Les sentiments éprouvés lors d’une dépression sont eux bien plus sévères et se manifestent par des symptômes progressifs : manque d’énergie, perte de plaisir, pensées négatives, l’hypervigilance troubles du sommeil. Ils ne s’estompent pas en deux semaines et doivent amener à consulter. Les professionnels de santé sont de plus en plus formés à détecter les signes d’une DPP lors des visites postnatales ou lors de rdv pour le bébé.
Un tiers des dépressions périnatales débutent au dernier trimestre de grossesse, et elles peuvent survenir jusqu’au 1 an de l’enfant. Contrairement au Baby Blues, réaction non pathologique courante qui survient autour du 3ème jour après la naissance, avec une instabilité forte des émotions et de leur intensité, et qui disparaît en 48h, après la chute hormonale de la fin de grossesse, la dépression du post partum va s’inscrire dans la durée, avec des symptômes ressentis pendant au moins 15 jours d’affilée.
6. Si je suis en dépression je vais forcément être triste et laisser mon bébé de côté
L’état dépressif est propre à chaque individu, la personne touchée par la maladie peut autant être couchée dans son lit que donner l’image d’aller bien. Il faut savoir que la DPP ne se manifeste pas de la même manière chez toutes les mamans. Malgré leur détresse, certaines mères continuent à très bien s’occuper de leur bébé, même si elles sont émotionnellement détachées ou submergées. A contrario, certaines vont se surinvestir et devenir excessivement protectrice envers leur bébé.
Il n’y a pas lien direct entre la dépression et le fait de laisser son bébé de côté, les troubles se manifestent de façon différente pour chaque mère et sont d’intensité différente. Une mère pourra continuer à s’occuper de son bébé et être incapable de prendre une douche, une autre ne pourra plus quitter son lit, une autre encore pourra être totalement apte à tout réaliser et ne parviendra pas à s’occuper de son enfant. La tristesse liée à la dépression n’est pas synonyme de négligence envers le bébé.

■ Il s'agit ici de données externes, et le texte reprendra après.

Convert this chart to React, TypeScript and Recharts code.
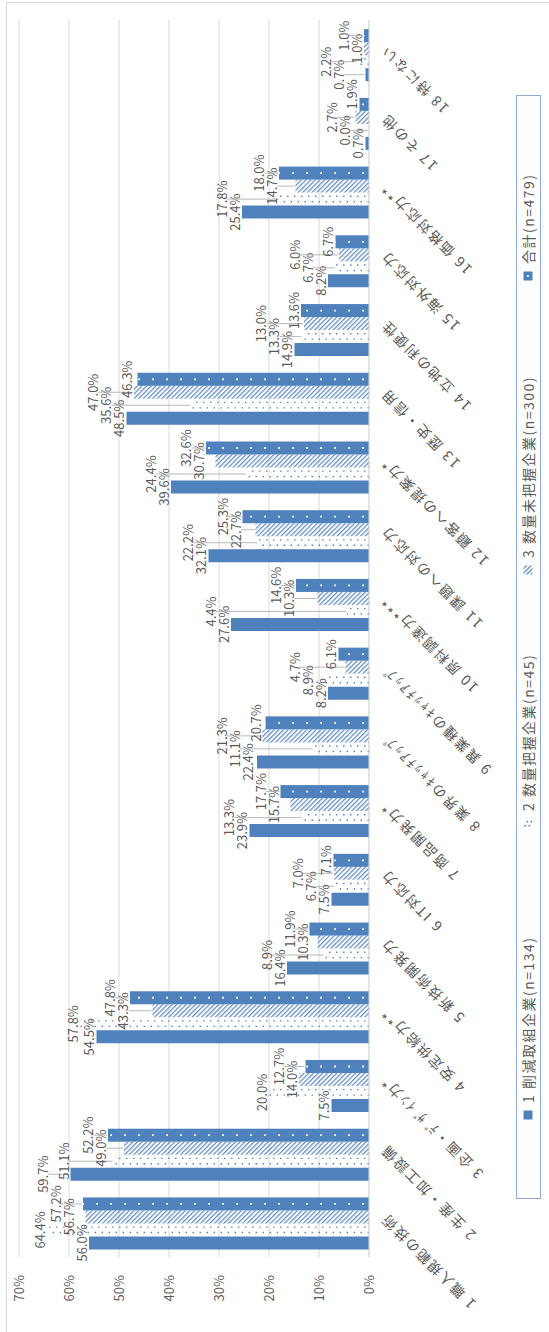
import React from 'react';
import { BarChart, Bar, XAxis, YAxis, CartesianGrid, LabelList } from 'recharts';

// Categories (strengths) and shares (%) per company group
const categories = [
  '1 職人規範の技術',
  '2 生産・加工設備',
  '3 企画・ﾃﾞｻﾞｲﾝ力*',
  '4 安定供給力**',
  '5 新技術開発力',
  '6 IT対応力',
  '7 商品開発力*',
  '8 業界のｷｬｯﾁｱｯﾌﾟ',
  '9 異業種のｷｬｯﾁｱｯﾌﾟ',
  '10 原料調達力***',
  '11 課題への対応力',
  '12 顧客への提案力*',
  '13 歴史・信用',
  '14 立地の利便性',
  '15 海外対応力',
  '16 価格対応力**',
  '17 その他',
  '18 特にない',
];

const reducing = [56.0, 59.7, 7.5, 54.5, 16.4, 7.5, 23.9, 22.4, 8.2, 27.6, 32.1, 39.6, 48.5, 14.9, 8.2, 25.4, 0.7, 0.7];
const measured = [64.4, 51.1, 20.0, 57.8, 8.9, 6.7, 13.3, 11.1, 8.9, 4.4, 22.2, 24.4, 35.6, 13.3, 6.7, 17.8, 0.0, 2.2];
const unmeasured = [56.7, 49.0, 14.0, 43.3, 10.3, 7.0, 15.7, 21.3, 4.7, 10.3, 22.7, 30.7, 47.0, 13.0, 6.0, 14.7, 2.7, 1.0];
const overall = [57.2, 52.2, 12.7, 47.8, 11.9, 7.1, 17.7, 20.7, 6.1, 14.6, 25.3, 32.6, 46.3, 13.6, 6.7, 18.0, 1.9, 1.0];

const valueTicks = [0, 10, 20, 30, 40, 50, 60, 70];
const seriesNames = ['1 削減取組企業(n=134)', '2 数量把握企業(n=45)', '3 数量未把握企業(n=300)', '合計(n=479)'];

const series = [reducing, measured, unmeasured, overall];
const rows = categories.map((name, i) => ({
  name,
  reducing: reducing[i],
  measured: measured[i],
  unmeasured: unmeasured[i],
  overall: overall[i],
}));

// The chart is laid out landscape and turned a quarter turn counter-clockwise
const PAGE_W = 549;
const PAGE_H = 1332;
const CHART_W = PAGE_H;
const CHART_H = PAGE_W;
const MARGIN = { top: 19, right: 20, left: 0, bottom: 0 };
const Y_AXIS_W = 75;
const X_AXIS_H = 180;
const PLOT_W = CHART_W - MARGIN.left - MARGIN.right - Y_AXIS_W;
const PLOT_H = CHART_H - MARGIN.top - MARGIN.bottom - X_AXIS_H;
const BAND = PLOT_W / categories.length;
const PX_PER_UNIT = PLOT_H / 70;

const BLUE = '#4F81BD';
const TEXT = '#595959';
const GRID = '#D9D9D9';
const FONT = "'Noto Sans CJK JP', 'Noto Sans', sans-serif";

const LABEL_H = 13;
const fmt = (v: number) => `${v.toFixed(1)}%`;
const textWidth = (s: string) => {
  let w = 0;
  for (const ch of s) w += ch === '.' ? 3.4 : ch === '%' ? 11 : 7.1;
  return w;
};

type Placed = { cx: number; cy: number; w: number; lift: number };
const layoutCache = new Map<string, Placed[][]>();

// Place every value label above its column, lifting it where it would run into
// another label or into a solid / hatched column.
function layoutAll(left0: number, bw: number, base: number): Placed[][] {
  const key = `${left0.toFixed(2)}|${bw.toFixed(2)}|${base.toFixed(2)}`;
  const cached = layoutCache.get(key);
  if (cached) return cached;
  const bars: { x0: number; x1: number; top: number }[] = [];
  categories.forEach((_, c) => {
    series.forEach((s, j) => {
      if (j === 1) return;
      const l = left0 + c * BAND + j * bw;
      bars.push({ x0: l + 1, x1: l + bw - 1, top: base - s[c] * PX_PER_UNIT });
    });
  });
  const all: Placed[] = [];
  const result: Placed[][] = categories.map((_, c) => {
    const left = left0 + c * BAND;
    return series.map((s, i) => {
      const v = s[c];
      const w = textWidth(fmt(v));
      const ownTop = base - v * PX_PER_UNIT;
      const cx0 = left + (i + 0.5) * bw;
      const natural = ownTop - 8;
      const shifts = i === 0 ? [0, -6, -10] : i === 3 ? [0, 6, 10] : [0];
      let best: Placed | null = null;
      let bestScore = Infinity;
      for (const dx of shifts) {
        const cx = cx0 + dx;
        let cy = natural;
        for (let guard = 0; guard < 60; guard++) {
          const l = cx - w / 2;
          const r = cx + w / 2;
          let moved = false;
          for (const b of bars) {
            if (b.x0 < r && b.x1 > l && cy + LABEL_H / 2 > b.top && Math.abs(b.top - ownTop) > 0.01 + 0 && !(Math.abs((b.x0 + b.x1) / 2 - cx0) < 0.5)) {
              cy = b.top - LABEL_H / 2 - 1;
              moved = true;
            }
          }
          for (const p of all) {
            if (Math.abs(p.cx - cx) < (p.w + w) / 2 + 1 && Math.abs(p.cy - cy) < LABEL_H) {
              cy = p.cy - LABEL_H;
              moved = true;
            }
          }
          if (!moved) break;
        }
        const lift = natural - cy;
        const score = lift + Math.abs(dx) * 0.8;
        if (score < bestScore) {
          bestScore = score;
          best = { cx, cy, w, lift };
        }
      }
      all.push(best as Placed);
      return best as Placed;
    });
  });
  layoutCache.set(key, result);
  return result;
}

const makeLabel = (si: number) => (props: any) => {
  const vb = props.viewBox && typeof props.viewBox.width === 'number' ? props.viewBox : props;
  const x = Number(vb.x);
  const y = Number(vb.y);
  const width = Number(vb.width);
  const height = Number(vb.height);
  const index = Number(props.index);
  if (![x, y, width, height, index].every((n) => Number.isFinite(n))) return null;
  const value = series[si][index];
  const base = y + height;
  const left0 = x - si * width - index * BAND;
  const p = layoutAll(left0, width, base)[index][si];
  const barCx = x + width / 2;
  const top = base - value * PX_PER_UNIT;
  return (
    <g>
      {p.lift > 12 && (
        <line x1={p.cx} y1={p.cy + 6} x2={barCx} y2={top - 1} stroke="#A6A6A6" strokeWidth={0.8} />
      )}
      <text
        x={p.cx}
        y={p.cy}
        textAnchor="middle"
        dominantBaseline="central"
        fontSize={13}
        fontFamily={FONT}
        fill={TEXT}
      >
        {fmt(value)}
      </text>
    </g>
  );
};

// Light dotted columns: two staggered rows of dots
const MeasuredShape = (props: any) => {
  const { x, y, width, height } = props;
  if (!(height > 0)) return null;
  const c1 = x + width * 0.3;
  const c2 = x + width * 0.72;
  const b = y + height;
  return (
    <g>
      <line x1={c1} x2={c1} y1={b} y2={y} stroke={BLUE} strokeWidth={1.4} strokeDasharray="1.4 5.6" />
      <line x1={c2} x2={c2} y1={b} y2={y} stroke={BLUE} strokeWidth={1.4} strokeDasharray="1.4 5.6" strokeDashoffset={3.5} />
    </g>
  );
};

// Dark columns with a row of white dots
const OverallShape = (props: any) => {
  const { x, y, width, height } = props;
  if (!(height > 0)) return null;
  const cx = x + width / 2;
  return (
    <g>
      <rect x={x} y={y} width={width} height={height} fill={BLUE} />
      <line x1={cx} x2={cx} y1={y + height - 5} y2={y} stroke="#FFFFFF" strokeWidth={1.8} strokeDasharray="1.8 12.2" />
    </g>
  );
};

const CategoryTick = (props: any) => {
  const { x, y, payload } = props;
  return (
    <g transform={`translate(${x + 10},${y + 10})`}>
      <text
        textAnchor="end"
        transform="rotate(-45)"
        fontSize={14}
        fontFamily={FONT}
        fill={TEXT}
        letterSpacing={2}
      >
        {payload.value}
      </text>
    </g>
  );
};

const LegendMarker = ({ kind }: { kind: number }) => (
  <svg width={10} height={10} style={{ display: 'block' }}>
    <defs>
      <pattern id={`lgHatch${kind}`} patternUnits="userSpaceOnUse" width={3.2} height={8} patternTransform="rotate(-45)">
        <line x1={1} y1={0} x2={1} y2={8} stroke={BLUE} strokeWidth={1.2} />
      </pattern>
    </defs>
    {kind === 0 && <rect x={0.5} y={0.5} width={9} height={9} fill={BLUE} />}
    {kind === 1 && (
      <g fill={BLUE}>
        <rect x={1.5} y={1.5} width={1.6} height={1.6} />
        <rect x={5.5} y={3.5} width={1.6} height={1.6} />
        <rect x={1.5} y={5.5} width={1.6} height={1.6} />
        <rect x={5.5} y={7.5} width={1.6} height={1.6} />
      </g>
    )}
    {kind === 2 && <rect x={0.5} y={0.5} width={9} height={9} fill={`url(#lgHatch${kind})`} />}
    {kind === 3 && (
      <g>
        <rect x={0.5} y={0.5} width={9} height={9} fill={BLUE} />
        <rect x={4} y={4} width={1.8} height={1.8} fill="#FFFFFF" />
      </g>
    )}
  </svg>
);

const legendLefts = [78, 370, 623, 917];

export default function App() {
  return (
    <div
      style={{
        position: 'absolute',
        left: 0,
        top: 0,
        width: PAGE_W,
        height: PAGE_H,
        overflow: 'hidden',
        background: '#FFFFFF',
      }}
    >
      <div
        style={{
          position: 'absolute',
          left: 0,
          top: 0,
          width: CHART_W,
          height: CHART_H,
          transform: `translateY(${PAGE_H}px) rotate(-90deg)`,
          transformOrigin: '0 0',
          background: '#FFFFFF',
        }}
      >
        <div
          style={{
            position: 'absolute',
            left: -2,
            top: 6,
            width: CHART_W,
            height: CHART_H + 20,
            border: `1px solid ${GRID}`,
            boxSizing: 'border-box',
          }}
        />
        <BarChart
          width={CHART_W}
          height={CHART_H}
          data={rows}
          margin={MARGIN}
          barCategoryGap="11%"
          barGap={0}
        >
          <defs>
            <pattern id="hatch" patternUnits="userSpaceOnUse" width={3.3} height={10} patternTransform="rotate(-45)">
              <line x1={1} y1={0} x2={1} y2={10} stroke="#5A8AC6" strokeWidth={1.2} />
            </pattern>
          </defs>
          <CartesianGrid vertical={false} stroke={GRID} />
          <XAxis
            dataKey="name"
            interval={0}
            height={X_AXIS_H}
            axisLine={{ stroke: GRID }}
            tickLine={false}
            tick={<CategoryTick />}
          />
          <YAxis
            domain={[0, 70]}
            ticks={valueTicks}
            width={Y_AXIS_W}
            axisLine={false}
            tickLine={false}
            tickMargin={12}
            tickFormatter={(v: number) => `${v}%`}
            tick={{ fontSize: 13, fill: TEXT, fontFamily: FONT }}
          />
          <Bar dataKey="reducing" name={seriesNames[0]} fill={BLUE} isAnimationActive={false}>
            <LabelList dataKey="reducing" content={makeLabel(0)} />
          </Bar>
          <Bar dataKey="measured" name={seriesNames[1]} fill="#FFFFFF" shape={<MeasuredShape />} isAnimationActive={false}>
            <LabelList dataKey="measured" content={makeLabel(1)} />
          </Bar>
          <Bar dataKey="unmeasured" name={seriesNames[2]} fill="url(#hatch)" isAnimationActive={false}>
            <LabelList dataKey="unmeasured" content={makeLabel(2)} />
          </Bar>
          <Bar dataKey="overall" name={seriesNames[3]} fill={BLUE} shape={<OverallShape />} isAnimationActive={false}>
            <LabelList dataKey="overall" content={makeLabel(3)} />
          </Bar>
        </BarChart>
        <div
          style={{
            position: 'absolute',
            left: 133,
            top: 516,
            width: 1104,
            height: 25,
            border: '1.5px solid #8EAADB',
            boxSizing: 'border-box',
          }}
        >
          {seriesNames.map((name, i) => (
            <div
              key={name}
              style={{
                position: 'absolute',
                left: legendLefts[i],
                top: 0,
                height: 22,
                display: 'flex',
                alignItems: 'center',
                gap: 7,
                whiteSpace: 'nowrap',
              }}
            >
              <LegendMarker kind={i} />
              <span style={{ fontFamily: FONT, fontSize: 14, color: TEXT, letterSpacing: 1.5, lineHeight: '22px' }}>
                {name}
              </span>
            </div>
          ))}
        </div>
      </div>
    </div>
  );
}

Chaque femme est impactée différemment. Comprendre qu’il y a une multitude de réactions dans la DPP permet de mieux identifier et soutenir les mères qui en souffrent.
La dépression du post partum peut se manifester différemment chez les femmes. Le plus souvent on retrouve une irritabilité, des pensées sombres ou d’incapacité, de culpabilité, des troubles du sommeil. Si cet état impacte directement le bien être maternel, il n’a pas toujours une incidence sur le lien avec son enfant. Toutefois, une mère qui traverse une dépression du post partum, aura besoin d’un suivi incluant son bébé, afin de soutenir ses compétences parentales, et de restaurer la circulation des émotions positives dans la relation.